To do so, he writes, is to follow the “Left Hand Path,” the “path of wine.”
“It is destructive, terrifying. Wrath and rage reign on it. In this path, all reality is perceived as hell, as ontological exile, as torture, as submersion into the heart of some kind of unthinkable catastrophe”.
The Left Hand Path is called “gnosis,” and he notes that revolutionaries such as Lenin, Mao, Che Guevara, Goebbels, Hitler, and Mussolini followed it and that deep thinkers such as Marx, Nietzsche, and Heidegger had glimpses of it.

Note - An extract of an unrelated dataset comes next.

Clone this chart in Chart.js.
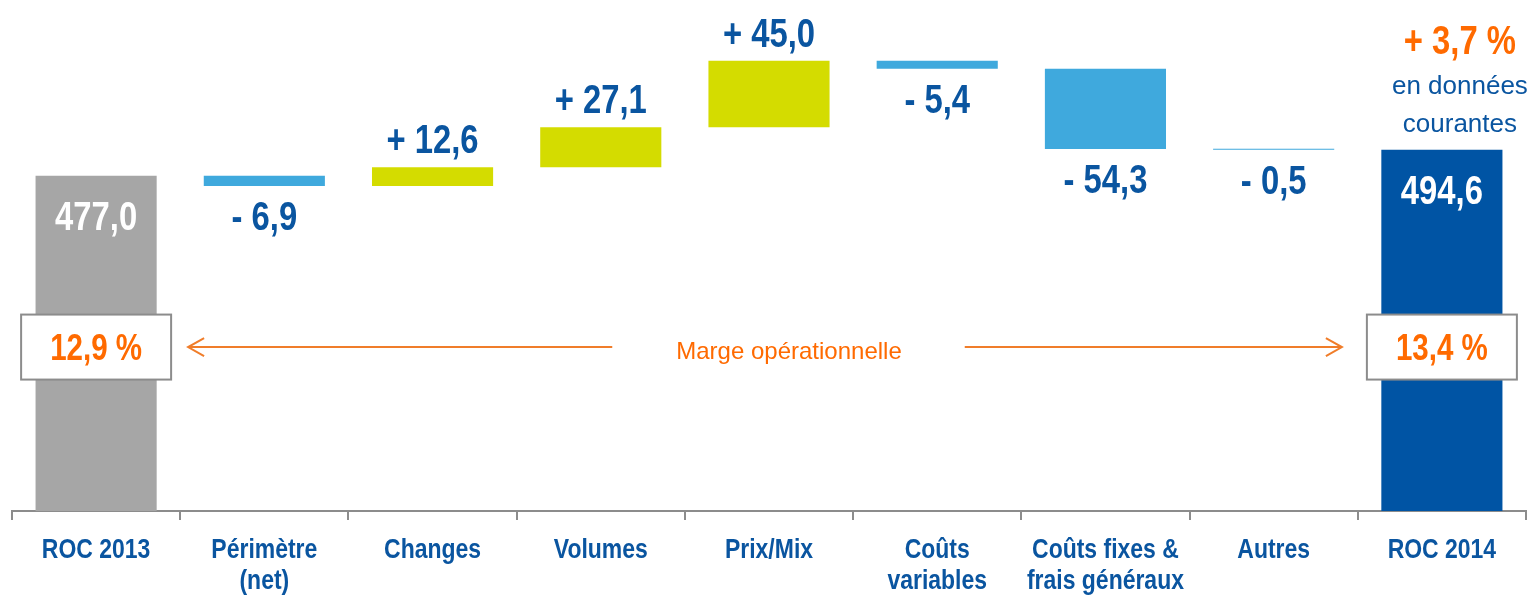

Dugin’s short essay is relevant to understanding several darke currents of contemporary activism in the period of political realignment.
Sources:
Link to Dugin’s “The Gnostic” essay, Link to my Philosophy of Politics course lecture on Dugin’s intellectual journey, including also his 1997 Fascism, Borderless and Red and his 2009 The Fourth Political Theory:
In lecture seven, we explore the political philosophy of Aleksandr Dugin, a key post-Soviet thinker who advocates a “Fourth Political Theory” blending fascism, communism, and religious traditionalism in opposition to Western liberalism. His philosophy promotes a spiritual, anti-individualist society rooted in ethnic identity, and rejects materialism, progress, and universal rights. Professor Hicks examines how Dugin’s vision positions the United States as the primary enemy representing global liberal hegemony. Ultimately, we see that Dugin proposes a multipolar world order centered on a Eurasian bloc led by Russia, drawing heavily on the philosophy of Martin Heidegger and apocalyptic religious traditions.
Note that James Lindsay has been prescient, as has Michael O’Fallon, in noting the connections between Russian Alexander Dugin and the American Woke Right.